For protobuf data, on the Data Format tab, configure the following properties:


Protobuf Property	Description
Protobuf Descriptor File	Descriptor file (.desc) to use. The descriptor file must be in the Data Collector resources directory, `$SDC_RESOURCES`. For more information about environment variables, see Data Collector Environment Configuration in the Data Collector documentation. For information about generating the descriptor file, see Protobuf Data Format Prerequisites.
Message Type	Fully-qualified name for the message type to use when writing data. Use the following format: `<package name>.<message type>`. Use a message type defined in the descriptor file.

For text data, on the Data Format tab, configure the following properties:


Text Property	Description
Text Field Path	Field that contains the text data to be written. All data must be incorporated into the specified field.
Record Separator	Characters to use to separate records. Use any valid Java string literal. For example, when writing to Windows, you might use `\r\n` to separate records. By default, the destination uses `\n`.
On Missing Field	When a record does not include the text field, determines whether the destination reports the missing field as an error or ignores the missing field.
Insert Record Separator if No Text	When configured to ignore a missing text field, inserts the configured record separator string to create an empty line. When not selected, discards records without the text field.
Charset	Character set to use when writing data.

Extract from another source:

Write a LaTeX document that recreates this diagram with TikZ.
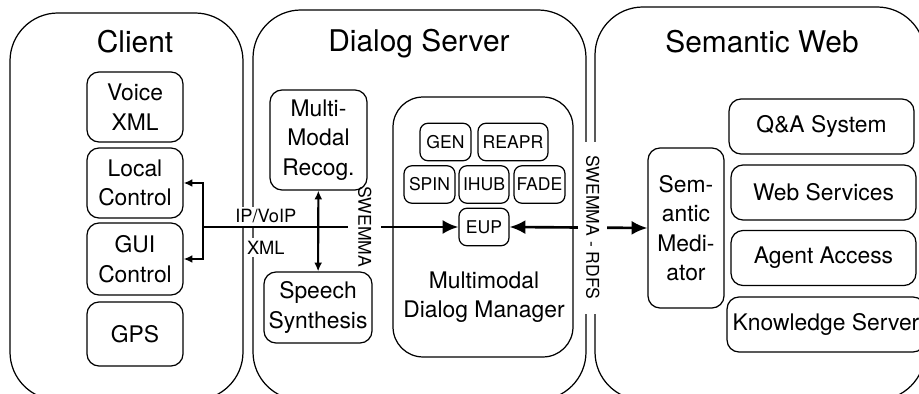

When using the destination in a microservice pipeline, on the Response tab, configure the following properties. In non-microservice pipelines, these properties are ignored.


Response Property	Description
Send Response to Origin	Enables sending a response to a microservice origin.
Response Type	The response to send to a microservice origin: Successfully written records. Responses from the destination system.

On the Logging tab, configure the following properties to log request and response data:


Logging Property	Description
Enable Request Logging	Enables logging request and response data.
Log Level	The level of detail to be logged. Choose one of the available options. The following list is in order of lowest to highest level of logging. When you select a level, messages generated by the levels above the selected level are also written to the log: Severe - Only messages indicating serious failures. Warning - Messages warning of potential problems. Info - Informational messages. Fine - Basic tracing information. Finer - Detailed tracing information. Finest - Highly detailed tracing information. Note: The log level configured for Data Collector can limit the level of messages that the stage writes. Verify that the Data Collector log level supports the level that you want to use.
Verbosity	The type of data to include in logged messages: Headers_Only - Includes request and response headers. Payload_Text - Includes request and response headers as well as any text payloads. Payload_Any - Includes request and response headers and the payload, regardless of type.
Max Entity Size	The maximum size of message data to write to the log. Use to limit the volume of data written to the Data Collector log for any single message.